Some readers of my recent essays on modern historical criticism may have come away thinking that I am against studying the Bible within its ancient historical context. I want to make it clear that I do not reject a historical approach to the Bible. In this brief note I want to clarify my views on this subject.
A Distinction
I make a huge distinction between (1) studying the Bible with the church of the past and present, as the accepted authority for the doctrine and life of the church, with the intention of remaining faithful to the original teaching of Jesus and his apostles and (2) studying the Bible as a historical document on par with other books, outside the church (usually in the university), and with no intention of conforming one’s mind to Jesus’s and his apostles’ teaching.
Historical Study Under Authority
It is appropriate for biblical scholars studying the Bible in way (1) to use every bit of historical and linguistic knowledge they can gain to help the church understand the canonical texts of the Bible.

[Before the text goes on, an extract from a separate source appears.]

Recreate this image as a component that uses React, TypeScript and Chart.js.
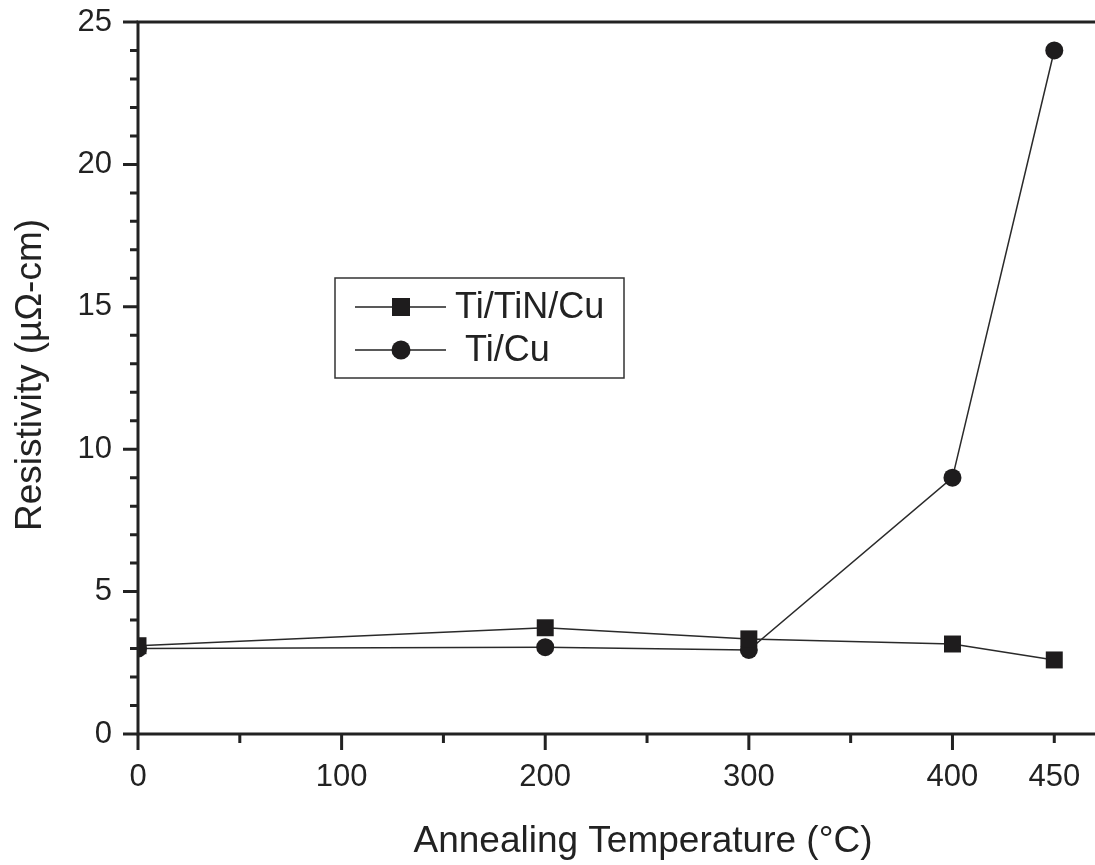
import React, { useEffect, useRef } from "react";
import { Chart, registerables } from "chart.js";
Chart.register(...registerables);

const temperatures = [0, 200, 300, 400, 450];
const tiTiNCu = [3.1, 3.73, 3.34, 3.16, 2.6];
const tiCu = [3.0, 3.05, 2.95, 9.0, 24.0];
const seriesNames = ["Ti/TiN/Cu", "Ti/Cu"];
const xTickLabels = [0, 100, 200, 300, 400, 450];
const xMajorTicks = [0, 100, 200, 300, 400];
const xMinorTicks = [50, 150, 250, 350, 450];
const yTickLabels = [0, 5, 10, 15, 20, 25];
const yMinorTicks = [1, 2, 3, 4, 6, 7, 8, 9, 11, 12, 13, 14, 16, 17, 18, 19, 21, 22, 23, 24];
const xTitle = "Annealing Temperature (°C)";
const yTitle = "Resistivity (µΩ-cm)";

const INK = "#222222";
const FONT = "'Liberation Sans', Arial, sans-serif";

const decorPlugin = {
  id: "decor",
  afterDraw(chart: any) {
    const ctx = chart.ctx as CanvasRenderingContext2D;
    const xs = chart.scales.x;
    const ys = chart.scales.y;
    const area = chart.chartArea;
    const left = area.left;
    const bottom = area.bottom;
    const top = area.top;
    const right = chart.width;
    ctx.save();
    ctx.strokeStyle = INK;
    ctx.lineWidth = 3;
    ctx.lineCap = "butt";
    // axes & top frame
    ctx.beginPath();
    ctx.moveTo(left, top);
    ctx.lineTo(left, bottom);
    ctx.moveTo(left - 1.5, bottom);
    ctx.lineTo(right, bottom);
    ctx.moveTo(left - 1.5, top);
    ctx.lineTo(right, top);
    ctx.stroke();
    // x ticks
    ctx.beginPath();
    xMajorTicks.forEach((v) => {
      const px = xs.getPixelForValue(v);
      ctx.moveTo(px, bottom);
      ctx.lineTo(px, bottom + 16);
    });
    xMinorTicks.forEach((v) => {
      const px = xs.getPixelForValue(v);
      ctx.moveTo(px, bottom);
      ctx.lineTo(px, bottom + 9);
    });
    // y ticks
    yTickLabels.forEach((v) => {
      const py = ys.getPixelForValue(v);
      ctx.moveTo(left, py);
      ctx.lineTo(left - 15, py);
    });
    yMinorTicks.forEach((v) => {
      const py = ys.getPixelForValue(v);
      ctx.moveTo(left, py);
      ctx.lineTo(left - 8, py);
    });
    ctx.stroke();

    // axis titles
    ctx.fillStyle = INK;
    ctx.font = `37px ${FONT}`;
    ctx.textAlign = "center";
    ctx.textBaseline = "middle";
    ctx.fillText(xTitle, 643, 842);
    ctx.save();
    ctx.translate(31, 375);
    ctx.rotate(-Math.PI / 2);
    ctx.fillText(yTitle, 0, 0);
    ctx.restore();

    // legend
    const bx = 335, by = 278, bw = 289, bh = 100;
    ctx.fillStyle = "#ffffff";
    ctx.fillRect(bx, by, bw, bh);
    ctx.lineWidth = 1.5;
    ctx.strokeStyle = "#333333";
    ctx.strokeRect(bx, by, bw, bh);
    const rows = [307, 350];
    const textX = [455, 465];
    chart.data.datasets.forEach((ds: any, i: number) => {
      const ry = rows[i];
      ctx.strokeStyle = "#222222";
      ctx.lineWidth = 1.5;
      ctx.beginPath();
      ctx.moveTo(355, ry);
      ctx.lineTo(446, ry);
      ctx.stroke();
      ctx.fillStyle = "#1e1c1d";
      if (ds.pointStyle === "rect") {
        ctx.fillRect(401 - 9, ry - 9, 18, 18);
      } else {
        ctx.beginPath();
        ctx.arc(401, ry, 9.5, 0, Math.PI * 2);
        ctx.fill();
      }
      ctx.fillStyle = INK;
      ctx.font = `36px ${FONT}`;
      ctx.textAlign = "left";
      ctx.textBaseline = "middle";
      ctx.fillText(ds.label, textX[i], ry + 1);
    });
    ctx.restore();
  },
};

export default function App() {
  const ref = useRef<HTMLCanvasElement | null>(null);
  useEffect(() => {
    if (!ref.current) return;
    const mk = (ys: number[]) => temperatures.map((t, i) => ({ x: t, y: ys[i] }));
    const chart = new Chart(ref.current, {
      type: "line",
      data: {
        datasets: [
          {
            label: seriesNames[0],
            data: mk(tiTiNCu),
            borderColor: "#2a2a2a",
            borderWidth: 1.5,
            backgroundColor: "#1e1c1d",
            pointBackgroundColor: "#1e1c1d",
            pointBorderColor: "#1e1c1d",
            pointBorderWidth: 0,
            pointStyle: "rect",
            pointRadius: 12,
            pointHoverRadius: 12,
            tension: 0,
          },
          {
            label: seriesNames[1],
            data: mk(tiCu),
            borderColor: "#2a2a2a",
            borderWidth: 1.5,
            backgroundColor: "#1e1c1d",
            pointBackgroundColor: "#1e1c1d",
            pointBorderColor: "#1e1c1d",
            pointBorderWidth: 0,
            pointStyle: "circle",
            pointRadius: 9,
            pointHoverRadius: 9,
            tension: 0,
          },
        ],
      },
      options: {
        animation: false,
        responsive: false,
        events: [],
        layout: { autoPadding: false, padding: { top: 22, right: 0, left: 0, bottom: 0 } },
        plugins: { legend: { display: false }, tooltip: { enabled: false } },
        scales: {
          x: {
            type: "linear",
            min: 0,
            max: 470,
            grid: { display: false, drawTicks: false },
            border: { display: false },
            afterBuildTicks: (s: any) => {
              s.ticks = xTickLabels.map((v) => ({ value: v }));
            },
            afterFit: (s: any) => {
              s.height = 131;
              s.paddingLeft = 0;
              s.paddingRight = 0;
              s.paddingTop = 0;
              s.paddingBottom = 0;
            },
            ticks: {
              autoSkip: false,
              maxRotation: 0,
              padding: 25,
              color: INK,
              font: { family: FONT, size: 31 },
              callback: (v: any) => String(v),
            },
          },
          y: {
            type: "linear",
            min: 0,
            max: 25,
            grid: { display: false, drawTicks: false },
            border: { display: false },
            afterBuildTicks: (s: any) => {
              s.ticks = yTickLabels.map((v) => ({ value: v }));
            },
            afterFit: (s: any) => {
              s.width = 138;
              s.paddingLeft = 0;
              s.paddingRight = 0;
              s.paddingTop = 0;
              s.paddingBottom = 0;
            },
            ticks: {
              padding: 26,
              color: INK,
              font: { family: FONT, size: 31 },
              callback: (v: any) => String(v),
            },
          },
        },
      },
      plugins: [decorPlugin],
    } as any);
    return () => chart.destroy();
  }, []);
  return (
    <div style={{ position: "fixed", left: 0, top: 0, width: 1095, height: 865, background: "#fff" }}>
      <canvas ref={ref} width={1095} height={865} style={{ display: "block" }} />
    </div>
  );
}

Such scholars seek to serve the church by helping it remain faithful to Jesus and the apostles instead of reading current culture, thought and idiosyncratic fancies into the words of the Bible. The goal is to let the texts speak again as they spoke to their original audiences. It is to respect the authority of the scriptures in the form in which the church received them. This way of studying the Bible is a theological discipline and is of relevance to the church.

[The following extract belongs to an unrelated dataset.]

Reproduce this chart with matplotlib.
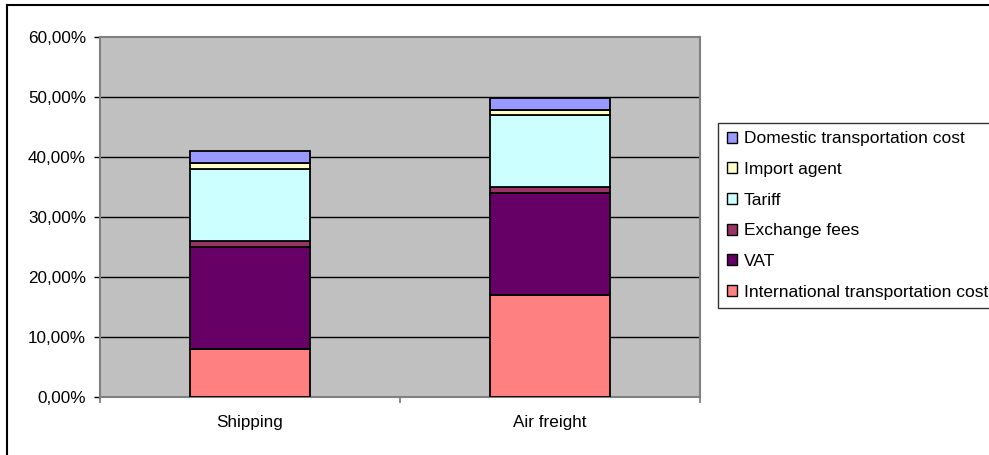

Historical Study that Rejects Authority
Biblical scholars who pursue way (2) reject the authority of Scripture for Jesus’s and the apostles’ teaching and may also reject Jesus’s and the apostles’ authority itself. The picture of events portrayed in the canonical texts, they argue, must not be accepted at face value but must be interrogated. The scholar’s aim is not so much to let the texts speak as to search for a history behind or underneath or obscured by the text. Often, the purely academic scholar seeks for human origins for the ideas stated in the texts or the history of the literary composition of the texts. This form of Bible study is a humanistic discipline like others pursued in the secular university.
A Distinction Blurred
I do not deny the possibility of reading the biblical documents as of purely human origin and of humanistic interest only. All one has to do is apply the methods of humanistic study to the Bible apart from faith and submission to its authority or any interest in hearing the word of God in the Bible. One can try all sorts of hypotheses just to see how one can make them fit the data. With the right presuppositions and a vivid imagination one can “find” a purely human Jesus, a gnostic redeemer, an apocalyptic fanatic, or a violent revolutionary. One can find multiple versions of “lost Christianity” and pursue an endless variety of conspiracy theories. The humanistic approach can be quite interesting. In my graduate studies I took many courses that read the Bible in this way. Let them spin out their theories! But they have nothing to say to the church. The church wants to hear the word of God.

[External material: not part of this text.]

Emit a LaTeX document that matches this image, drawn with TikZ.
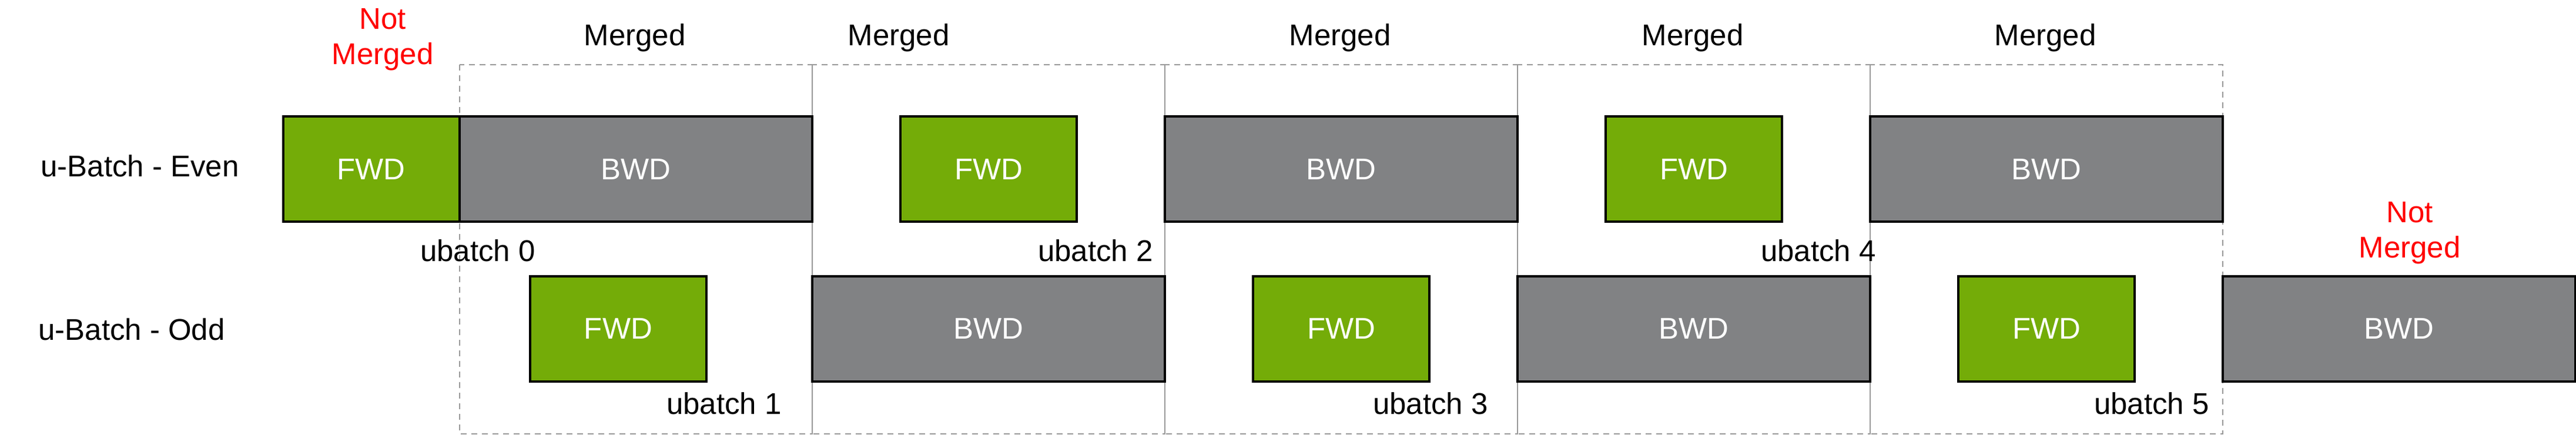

However, what concerns me is the influence of the humanistic approach on some biblical scholars in Christian colleges, universities and seminaries. These professors are trained in the humanistic approach to the Bible dominant in secular universities and many of them do not get clear on the difference between the reason the church studies the Bible and the reason humanistic scholars study the Bible. Hence, they fuse the legitimate historical study of the Bible as in way (1) described above with way (2). Apparently, they think that they are obligated to pursue the humanistic study (2) and teach its results to their students because they think it is the only way to apply the historical method to the Bible in a responsible way. And they think they are serving the church and strengthening the faith of their students by doing so. They are mistaken.
For the two ways are incompatible. They begin with different presuppositions and aim at different goals. They overlap in some of the data they study and the skills they employ, and these commonalities are often mistaken for overall compatibility. But that is like saying that robbing banks is compatible with the work of a police officer because the two activities make use of some of the same skills and tools!